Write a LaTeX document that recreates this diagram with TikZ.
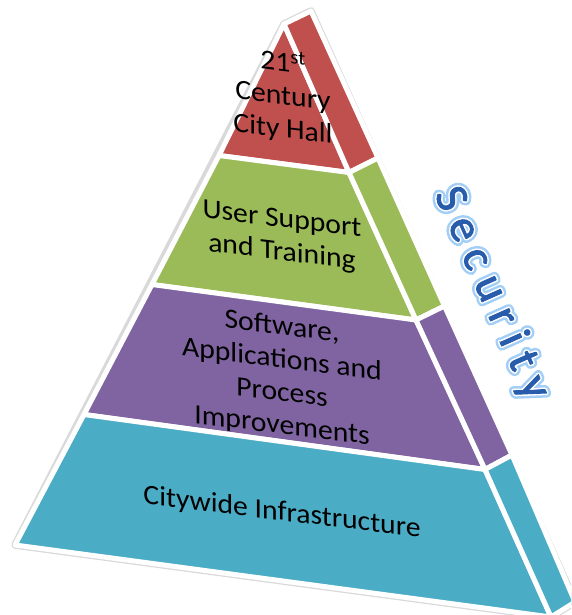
\documentclass[tikz,border=0pt]{standalone}
\usepackage{fontspec}
\setmainfont{Carlito}
\definecolor{cred}{RGB}{192,80,77}
\definecolor{cgreen}{RGB}{155,187,89}
\definecolor{cpurple}{RGB}{128,100,162}
\definecolor{cteal}{RGB}{75,172,198}
\definecolor{secblue}{RGB}{40,92,172}
\newcommand{\secword}{S\hspace{11pt}e\hspace{11pt}c\hspace{11pt}u\hspace{11pt}r\hspace{11pt}i\hspace{11pt}t\hspace{11pt}y}
\newcommand{\strokeon}[2]{\special{pdf:literal direct 2 Tr #1 w 1 j 1 J #2 RG}}
\newcommand{\strokeoff}{\special{pdf:literal direct 0 Tr 1 w}}
\begin{document}
\begin{tikzpicture}[x=1pt,y=-1pt,
  band/.style={draw=white, line width=5pt, line join=round},
  outline/.style={draw=gray!30, fill=white, line width=7.5pt, line join=round},
  lbl/.style={font=\fontsize{28}{33}\selectfont, align=center, text=black, xscale=1.06, yslant=-0.13, inner sep=0pt},
  sec/.style={font=\fontsize{46}{46}\selectfont, rotate=-66, inner sep=0pt}]
\useasboundingbox (0,0) rectangle (571,615);
\clip (0,0) rectangle (571,615);
% geometry
\coordinate (A) at (284,24);
\coordinate (L1) at (219,155.5);
\coordinate (L2) at (152,284.5);
\coordinate (L3) at (84,414.5);
\coordinate (L4) at (15,545);
\coordinate (D1) at (349,172.5);
\coordinate (D2) at (416,320);
\coordinate (D3) at (485,469.5);
\coordinate (D4) at (551,617);
\coordinate (R0) at (311,11);
\coordinate (R1) at (378,158);
\coordinate (R2) at (444.5,306);
\coordinate (R3) at (512,455);
\coordinate (R4) at (575,602);
% outer outline
\path[outline] (A) -- (R0) -- (R4) -- (D4) -- (L4) -- cycle;
% front face
\path[band, fill=cred] (A) -- (D1) -- (L1) -- cycle;
\path[band, fill=cgreen] (L1) -- (D1) -- (D2) -- (L2) -- cycle;
\path[band, fill=cpurple] (L2) -- (D2) -- (D3) -- (L3) -- cycle;
\path[band, fill=cteal] (L3) -- (D3) -- (D4) -- (L4) -- cycle;
% side face
\path[band, fill=cred] (A) -- (R0) -- (R1) -- (D1) -- cycle;
\path[band, fill=cgreen] (D1) -- (R1) -- (R2) -- (D2) -- cycle;
\path[band, fill=cpurple] (D2) -- (R2) -- (R3) -- (D3) -- cycle;
\path[band, fill=cteal] (D3) -- (R3) -- (R4) -- (D4) -- cycle;
% labels
\node[lbl] (hall) at (283,96) {21\textsuperscript{st}\\Century\\City Hall};
\node[lbl] (user) at (282,237) {User Support\\and Training};
\node[lbl] (soft) at (282,377) {Software,\\Applications and\\Process\\Improvements};
\node[lbl] (infra) at (282,513) {Citywide Infrastructure};
% Security with glow
\node[sec, text=white] (secglow) at (491.5,293.5) {\strokeon{9}{0.64 0.81 0.97}\secword\strokeoff};
\node[sec, text=white] (secring) at (491.5,293.5) {\strokeon{4}{1 1 1}\secword\strokeoff};
\node[sec, text=secblue] (security) at (491.5,293.5) {\strokeon{0.9}{0.16 0.36 0.67}\secword\strokeoff};
\end{tikzpicture}
\end{document}
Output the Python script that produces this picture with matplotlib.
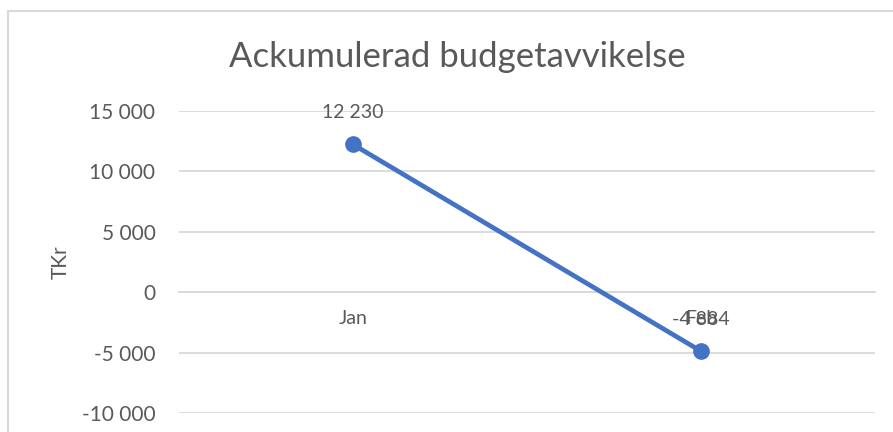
import matplotlib.pyplot as plt
from matplotlib.patches import Rectangle

plt.rcParams['font.family'] = ['Lato', 'DejaVu Sans']

months = ['Jan', 'Feb']
avvikelse = [12230, -4884]
yticks = [-10000, -5000, 0, 5000, 10000, 15000]

grey = '#595959'
gridc = '#D9D9D9'
blue = '#4472C4'


def fmt(v):
    return '{:,}'.format(v).replace(',', ' ')


fig = plt.figure(figsize=(8.93, 4.32), dpi=100)
ax = fig.add_axes([179 / 893, 1 - 413 / 432, (875 - 179) / 893, (413 - 111) / 432])

x = list(range(len(months)))
ax.plot(x, avvikelse, color=blue, linewidth=3.4, marker='o', markersize=11, zorder=3)
for xi, v in zip(x, avvikelse):
    ax.annotate(fmt(v), (xi, v), xytext=(0, 23), textcoords='offset points',
                ha='center', va='center', fontsize=14, color=grey)

ax.set_xlim(-0.5, 1.5)
ax.set_ylim(-10000, 15000)
ax.set_yticks(yticks)
ax.set_yticklabels([fmt(t) for t in yticks])
ax.set_xticks(x)
ax.set_xticklabels(months)
ax.grid(axis='y', color=gridc, linewidth=1.3)
ax.set_axisbelow(True)

for s in ['top', 'right', 'left']:
    ax.spines[s].set_visible(False)
ax.spines['bottom'].set_position(('data', 0))
ax.spines['bottom'].set_color(gridc)
ax.spines['bottom'].set_linewidth(1.3)
ax.tick_params(axis='y', length=0, pad=17, labelsize=15, labelcolor=grey)
ax.tick_params(axis='x', length=0, pad=13, labelsize=14, labelcolor=grey)

ax.set_ylabel('TKr', fontsize=15, color=grey, labelpad=8)

fig.text(457 / 893, 1 - 57 / 432, 'Ackumulerad budgetavvikelse', ha='center', va='center',
         fontsize=25, color=grey)

# chart frame (cropped on right and bottom)
fig.patches.append(Rectangle((8 / 893, -0.2), 1.2, 1.2 - 11 / 432, transform=fig.transFigure,
                             fill=False, edgecolor=gridc, linewidth=1.5))

fig.savefig('out.png', dpi=100)
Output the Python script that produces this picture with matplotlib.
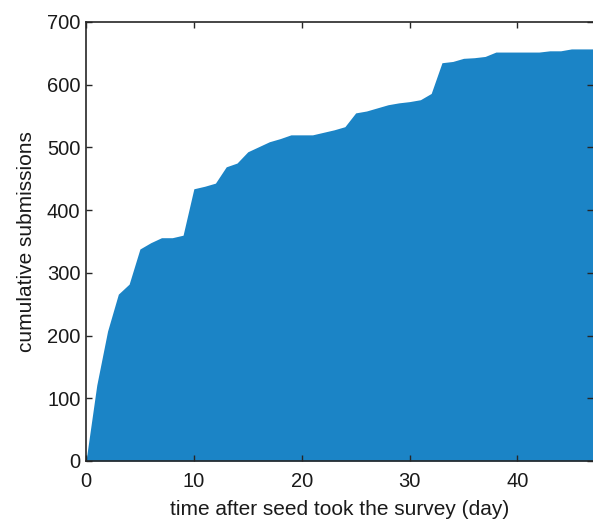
import numpy as np
import matplotlib.pyplot as plt

plt.rcParams['font.family'] = ['Liberation Sans', 'DejaVu Sans']

# cumulative submissions per day after the seed took the survey
days = list(range(0, 48))
submissions = [0, 121, 207, 266, 282, 338, 348, 356, 356, 360,
               434, 438, 443, 469, 475, 493, 501, 509, 514, 520,
               520, 520, 524, 528, 533, 555, 558, 563, 568, 571,
               573, 576, 586, 635, 637, 642, 643, 645, 652, 652,
               652, 652, 652, 654, 654, 657, 657, 657]

fig = plt.figure(figsize=(5.93, 5.19), dpi=100)
ax = fig.add_axes([0.145, 0.1118, 0.855, 0.8459])

ax.fill_between(days, submissions, 0, color='#1b84c6', lw=0)

ax.set_xlim(0, 47)
ax.set_ylim(0, 700)
ax.set_xticks([0, 10, 20, 30, 40])
ax.set_yticks(range(0, 701, 100))
ax.tick_params(direction='in', top=True, right=True, length=4, width=1,
               colors='#262626', labelsize=14.5, labelcolor='#1a1a1a', pad=4)
ax.tick_params(axis='x', pad=8)
for s in ax.spines.values():
    s.set_color('#262626')
    s.set_linewidth(1.2)
ax.spines['right'].set_visible(False)
ax.set_axisbelow(False)

ax.set_xlabel('time after seed took the survey (day)', fontsize=15,
              color='#1a1a1a', labelpad=6.5)
ax.set_ylabel('cumulative submissions', fontsize=15, color='#1a1a1a',
              labelpad=8)

plt.savefig('out.png')
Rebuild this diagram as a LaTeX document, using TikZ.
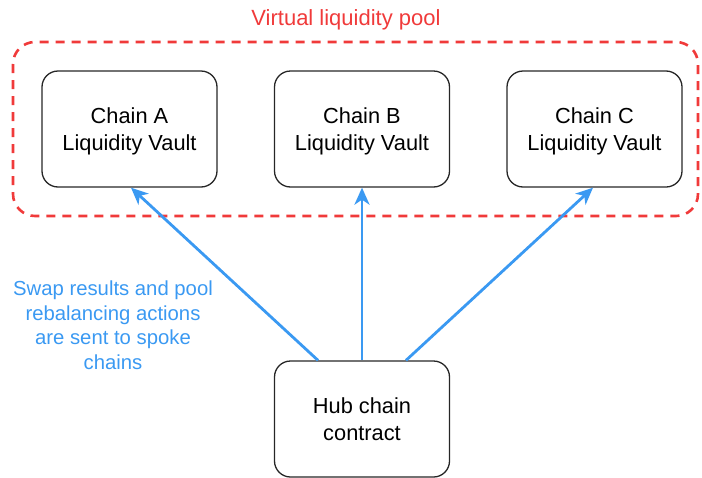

++++++++++

TASK DETAILS = Without including any picture, retype the entries exactly.

EXPECTED ANSWER =
Write a LaTeX document that recreates this diagram with TikZ.
\documentclass[tikz,border=0pt]{standalone}
\usepackage{fontspec}
\setmainfont{Carlito}
\definecolor{cred}{RGB}{192,80,77}
\definecolor{cgreen}{RGB}{155,187,89}
\definecolor{cpurple}{RGB}{128,100,162}
\definecolor{cteal}{RGB}{75,172,198}
\definecolor{secblue}{RGB}{40,92,172}
\newcommand{\secword}{S\hspace{11pt}e\hspace{11pt}c\hspace{11pt}u\hspace{11pt}r\hspace{11pt}i\hspace{11pt}t\hspace{11pt}y}
\newcommand{\strokeon}[2]{\special{pdf:literal direct 2 Tr #1 w 1 j 1 J #2 RG}}
\newcommand{\strokeoff}{\special{pdf:literal direct 0 Tr 1 w}}
\begin{document}
\begin{tikzpicture}[x=1pt,y=-1pt,
  band/.style={draw=white, line width=5pt, line join=round},
  outline/.style={draw=gray!30, fill=white, line width=7.5pt, line join=round},
  lbl/.style={font=\fontsize{28}{33}\selectfont, align=center, text=black, xscale=1.06, yslant=-0.13, inner sep=0pt},
  sec/.style={font=\fontsize{46}{46}\selectfont, rotate=-66, inner sep=0pt}]
\useasboundingbox (0,0) rectangle (571,615);
\clip (0,0) rectangle (571,615);
% geometry
\coordinate (A) at (284,24);
\coordinate (L1) at (219,155.5);
\coordinate (L2) at (152,284.5);
\coordinate (L3) at (84,414.5);
\coordinate (L4) at (15,545);
\coordinate (D1) at (349,172.5);
\coordinate (D2) at (416,320);
\coordinate (D3) at (485,469.5);
\coordinate (D4) at (551,617);
\coordinate (R0) at (311,11);
\coordinate (R1) at (378,158);
\coordinate (R2) at (444.5,306);
\coordinate (R3) at (512,455);
\coordinate (R4) at (575,602);
% outer outline
\path[outline] (A) -- (R0) -- (R4) -- (D4) -- (L4) -- cycle;
% front face
\path[band, fill=cred] (A) -- (D1) -- (L1) -- cycle;
\path[band, fill=cgreen] (L1) -- (D1) -- (D2) -- (L2) -- cycle;
\path[band, fill=cpurple] (L2) -- (D2) -- (D3) -- (L3) -- cycle;
\path[band, fill=cteal] (L3) -- (D3) -- (D4) -- (L4) -- cycle;
% side face
\path[band, fill=cred] (A) -- (R0) -- (R1) -- (D1) -- cycle;
\path[band, fill=cgreen] (D1) -- (R1) -- (R2) -- (D2) -- cycle;
\path[band, fill=cpurple] (D2) -- (R2) -- (R3) -- (D3) -- cycle;
\path[band, fill=cteal] (D3) -- (R3) -- (R4) -- (D4) -- cycle;
% labels
\node[lbl] (hall) at (283,96) {21\textsuperscript{st}\\Century\\City Hall};
\node[lbl] (user) at (282,237) {User Support\\and Training};
\node[lbl] (soft) at (282,377) {Software,\\Applications and\\Process\\Improvements};
\node[lbl] (infra) at (282,513) {Citywide Infrastructure};
% Security with glow
\node[sec, text=white] (secglow) at (491.5,293.5) {\strokeon{9}{0.64 0.81 0.97}\secword\strokeoff};
\node[sec, text=white] (secring) at (491.5,293.5) {\strokeon{4}{1 1 1}\secword\strokeoff};
\node[sec, text=secblue] (security) at (491.5,293.5) {\strokeon{0.9}{0.16 0.36 0.67}\secword\strokeoff};
\end{tikzpicture}
\end{document}
Output the Python script that produces this picture with matplotlib.
import matplotlib.pyplot as plt
from matplotlib.patches import Rectangle

plt.rcParams['font.family'] = ['Lato', 'DejaVu Sans']

months = ['Jan', 'Feb']
avvikelse = [12230, -4884]
yticks = [-10000, -5000, 0, 5000, 10000, 15000]

grey = '#595959'
gridc = '#D9D9D9'
blue = '#4472C4'


def fmt(v):
    return '{:,}'.format(v).replace(',', ' ')


fig = plt.figure(figsize=(8.93, 4.32), dpi=100)
ax = fig.add_axes([179 / 893, 1 - 413 / 432, (875 - 179) / 893, (413 - 111) / 432])

x = list(range(len(months)))
ax.plot(x, avvikelse, color=blue, linewidth=3.4, marker='o', markersize=11, zorder=3)
for xi, v in zip(x, avvikelse):
    ax.annotate(fmt(v), (xi, v), xytext=(0, 23), textcoords='offset points',
                ha='center', va='center', fontsize=14, color=grey)

ax.set_xlim(-0.5, 1.5)
ax.set_ylim(-10000, 15000)
ax.set_yticks(yticks)
ax.set_yticklabels([fmt(t) for t in yticks])
ax.set_xticks(x)
ax.set_xticklabels(months)
ax.grid(axis='y', color=gridc, linewidth=1.3)
ax.set_axisbelow(True)

for s in ['top', 'right', 'left']:
    ax.spines[s].set_visible(False)
ax.spines['bottom'].set_position(('data', 0))
ax.spines['bottom'].set_color(gridc)
ax.spines['bottom'].set_linewidth(1.3)
ax.tick_params(axis='y', length=0, pad=17, labelsize=15, labelcolor=grey)
ax.tick_params(axis='x', length=0, pad=13, labelsize=14, labelcolor=grey)

ax.set_ylabel('TKr', fontsize=15, color=grey, labelpad=8)

fig.text(457 / 893, 1 - 57 / 432, 'Ackumulerad budgetavvikelse', ha='center', va='center',
         fontsize=25, color=grey)

# chart frame (cropped on right and bottom)
fig.patches.append(Rectangle((8 / 893, -0.2), 1.2, 1.2 - 11 / 432, transform=fig.transFigure,
                             fill=False, edgecolor=gridc, linewidth=1.5))

fig.savefig('out.png', dpi=100)
Output the Python script that produces this picture with matplotlib.
import numpy as np
import matplotlib.pyplot as plt

plt.rcParams['font.family'] = ['Liberation Sans', 'DejaVu Sans']

# cumulative submissions per day after the seed took the survey
days = list(range(0, 48))
submissions = [0, 121, 207, 266, 282, 338, 348, 356, 356, 360,
               434, 438, 443, 469, 475, 493, 501, 509, 514, 520,
               520, 520, 524, 528, 533, 555, 558, 563, 568, 571,
               573, 576, 586, 635, 637, 642, 643, 645, 652, 652,
               652, 652, 652, 654, 654, 657, 657, 657]

fig = plt.figure(figsize=(5.93, 5.19), dpi=100)
ax = fig.add_axes([0.145, 0.1118, 0.855, 0.8459])

ax.fill_between(days, submissions, 0, color='#1b84c6', lw=0)

ax.set_xlim(0, 47)
ax.set_ylim(0, 700)
ax.set_xticks([0, 10, 20, 30, 40])
ax.set_yticks(range(0, 701, 100))
ax.tick_params(direction='in', top=True, right=True, length=4, width=1,
               colors='#262626', labelsize=14.5, labelcolor='#1a1a1a', pad=4)
ax.tick_params(axis='x', pad=8)
for s in ax.spines.values():
    s.set_color('#262626')
    s.set_linewidth(1.2)
ax.spines['right'].set_visible(False)
ax.set_axisbelow(False)

ax.set_xlabel('time after seed took the survey (day)', fontsize=15,
              color='#1a1a1a', labelpad=6.5)
ax.set_ylabel('cumulative submissions', fontsize=15, color='#1a1a1a',
              labelpad=8)

plt.savefig('out.png')
Rebuild this diagram as a LaTeX document, using TikZ.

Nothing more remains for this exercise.